Lopez argued that an excessive sentence would create great hardship for his children.
"They'd be deprived of having any real relationship with their father," he said. "If the court gave him a sentence of 20, (the younger) children would be adults by the time he gets out of prison.
"Some people might argue he has only himself to blame, it's his fault...they can argue that all they want, but it still hurts the children."
Defense attorneys had argued their client deserved a new trial because former lead attorney Joel Brodsky’s inept performance violated Peterson’s right to a fair trial. But Judge Edward Burmila denied their motion this afternoon after two days of arguments.
"It was clear to the court from the very beginning that Mr. Brodsky was out of his depth," Burmila said. But the judge noted that Peterson was represented by five other attorneys. "Each of these attorneys brought something to the table."
As they entered the courthouse this afternoon, Peterson’s attorneys had expressed confidence they would be granted a new trial. Attorneys David Peilet and Steve Greenberg said their arguments regarding ineffective counsel and conflict of interest were powerful reasons to grant a new trial.
“I’m not much of a prognosticator, but if we don’t get a new trial here, we’ll get one from the next court,” said Greenberg.

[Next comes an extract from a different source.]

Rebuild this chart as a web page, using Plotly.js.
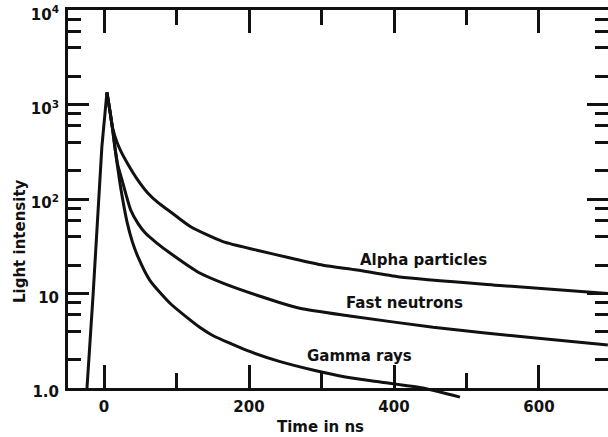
<!DOCTYPE html>
<html>
<head>
<meta charset="utf-8">
<script src="https://cdn.plot.ly/plotly-3.0.1.min.js"></script>
<style>
  html, body { margin: 0; padding: 0; background: #ffffff; }
  #chart { width: 608px; height: 437px; }
</style>
</head>
<body>
<div id="chart"></div>
<script>
// Scintillation pulse shapes: light intensity versus time (ns)

// Common rising edge up to the peak
const riseTime  = [-23.5, -15, -3, 4];
const riseValue = [1.0, 10, 355, 1350];

// Decay after the peak, one series per particle type
const alphaTime  = [4, 8, 12, 17, 23, 33, 45, 60, 75, 91, 119, 164, 211, 257, 302, 349, 408, 546, 695];
const alphaValue = [1350, 871, 562, 417, 324, 234, 166, 117, 91.2, 74.1, 51.3, 35.5, 28.8, 23.8, 20.0, 17.8, 15.0, 12.2, 10.0];

const neutronTime  = [4, 8, 12, 15, 19, 25, 31, 37, 47, 57, 72, 91, 132, 164, 211, 270, 339, 454, 592, 695];
const neutronValue = [1350, 871, 537, 355, 229, 158, 107, 75.9, 55.0, 43.7, 34.7, 26.9, 16.5, 12.9, 9.6, 7.0, 5.8, 4.4, 3.4, 2.85];

const gammaTime  = [4, 8, 12, 15, 18, 21, 25, 31.7, 39, 47, 63, 91, 132, 150, 197, 243, 288, 335, 381, 440, 491];
const gammaValue = [1350, 871, 537, 355, 240, 166, 107, 57.5, 35.5, 24.3, 13.9, 7.9, 4.4, 3.6, 2.5, 1.9, 1.55, 1.3, 1.16, 1.0, 0.8];

// Curve labels and where they sit
const curveLabels = ['Alpha particles', 'Fast neutrons', 'Gamma rays'];
const labelTime   = [441, 415, 353];
const labelValue  = [22.6, 7.9, 2.18];

// Axis ticks
const xTickVals  = [0, 200, 400, 600];
const xTickText  = ['0', '200', '400', '600'];
const xMinorVals = [100, 300, 500];
const yTickVals  = [1, 10, 100, 1000, 10000];
const yTickText  = ['1.0', '10', '10<sup>2</sup>', '10<sup>3</sup>', '10<sup>4</sup>'];
const yMinorVals = [2, 4, 6, 8, 20, 40, 60, 80, 200, 400, 600, 800, 2000, 4000, 6000, 8000];

const ink = '#111111';
const fontFamily = 'DejaVu Sans, Liberation Sans, sans-serif';

const X_RANGE = [-49.7, 695.2];
const Y_TOP = 4.003;            // log10 units
const Y_BELOW = -0.127;         // the gamma tail dips a little under 1.0
// framed axes start at 1.0; a hidden twin scale reaches below it
const frameBottom = -Y_BELOW / (Y_TOP - Y_BELOW);

function curve(name, x, y, shape, xa, ya) {
  return {
    type: 'scatter', mode: 'lines', name: name, x: x, y: y,
    xaxis: xa || 'x', yaxis: ya || 'y',
    line: { color: ink, width: 3, shape: shape, smoothing: 0.6 },
    hoverinfo: 'skip', showlegend: false
  };
}

const traces = [
  curve('Rise', riseTime, riseValue, 'linear'),
  curve(curveLabels[0], alphaTime, alphaValue, 'spline'),
  curve(curveLabels[1], neutronTime, neutronValue, 'spline'),
  curve(curveLabels[2], gammaTime, gammaValue, 'spline', 'x2', 'y2')
];

const labelFont = { family: fontFamily, size: 15, weight: 'bold', color: ink };

const annotations = curveLabels.map((t, i) => ({
  text: t, x: labelTime[i], y: Math.log10(labelValue[i]), xref: 'x', yref: 'y',
  showarrow: false, xanchor: 'center', yanchor: 'middle', font: labelFont
}));

// axis titles
annotations.push({
  text: 'Light intensity', textangle: -90, xref: 'paper', yref: 'paper',
  x: -0.0889, y: 0.4077, showarrow: false, xanchor: 'center', yanchor: 'middle', font: labelFont
});
annotations.push({
  text: 'Time in ns', xref: 'paper', yref: 'paper',
  x: 0.4685, y: -0.0692, showarrow: false, xanchor: 'center', yanchor: 'middle', font: labelFont
});

const tickFont = { family: fontFamily, size: 15, weight: 'bold', color: ink };

const layout = {
  width: 608, height: 437,
  margin: { l: 68, r: 0, t: 10, b: 37, pad: 0 },
  paper_bgcolor: '#ffffff', plot_bgcolor: 'rgba(0,0,0,0)',
  showlegend: false,
  font: { family: fontFamily, size: 15, color: ink },
  xaxis: {
    range: X_RANGE, anchor: 'y', domain: [0, 1],
    showline: true, linewidth: 3, linecolor: ink, mirror: 'ticks',
    showgrid: false, zeroline: false,
    ticks: 'inside', ticklen: 23, tickwidth: 3, tickcolor: ink,
    tickmode: 'array', tickvals: xTickVals, ticktext: xTickText,
    ticklabelstandoff: 3, tickfont: tickFont,
    minor: { tickmode: 'array', tickvals: xMinorVals, ticks: 'inside', ticklen: 15, tickwidth: 3, tickcolor: ink, showgrid: false }
  },
  yaxis: {
    type: 'log', range: [0, Y_TOP], anchor: 'x', domain: [frameBottom, 1],
    showline: true, linewidth: 3, linecolor: ink, mirror: 'ticks',
    showgrid: false, zeroline: false,
    ticks: 'inside', ticklen: 21, tickwidth: 3, tickcolor: ink,
    tickmode: 'array', tickvals: yTickVals, ticktext: yTickText,
    ticklabelstandoff: 3, ticklabelshift: 4, ticklabeloverflow: 'allow',
    tickfont: tickFont,
    minor: { tickmode: 'array', tickvals: yMinorVals, ticks: 'inside', ticklen: 13, tickwidth: 3, tickcolor: ink, showgrid: false }
  },
  // hidden twin scale: same time and intensity scale, reaching below 1.0
  xaxis2: { range: X_RANGE, anchor: 'y2', domain: [0, 1], visible: false },
  yaxis2: { type: 'log', range: [Y_BELOW, Y_TOP], anchor: 'x2', domain: [0, 1], visible: false },
  annotations: annotations
};

Plotly.newPlot('chart', traces, layout, { displayModeBar: false, staticPlot: true });
</script>
</body>
</html>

The hearing on a motion for a new trial began Tuesday and centered primarily on Brodsky's trial decision to call Wheaton divorce attorney Harry Smith, who represented Savio in her bitter divorce fight with Peterson and also fielded a call from Stacy about her divorce options shortly before she vanished.
Smith testified at trial that Stacy had asked him if the fact that Peterson killed his third wife could be used as leverage in a divorce.
Several jurors said after trial that the testimony convinced them of Peterson's guilt. There was no physical evidence tying Peterson to Savio's death, which was initially treated as an accident.
“It was an awful decision,” defense attorney Steve Greenberg argued in court. “It ruined the case -- we brought out the worst possible evidence, and the best evidence for the state.”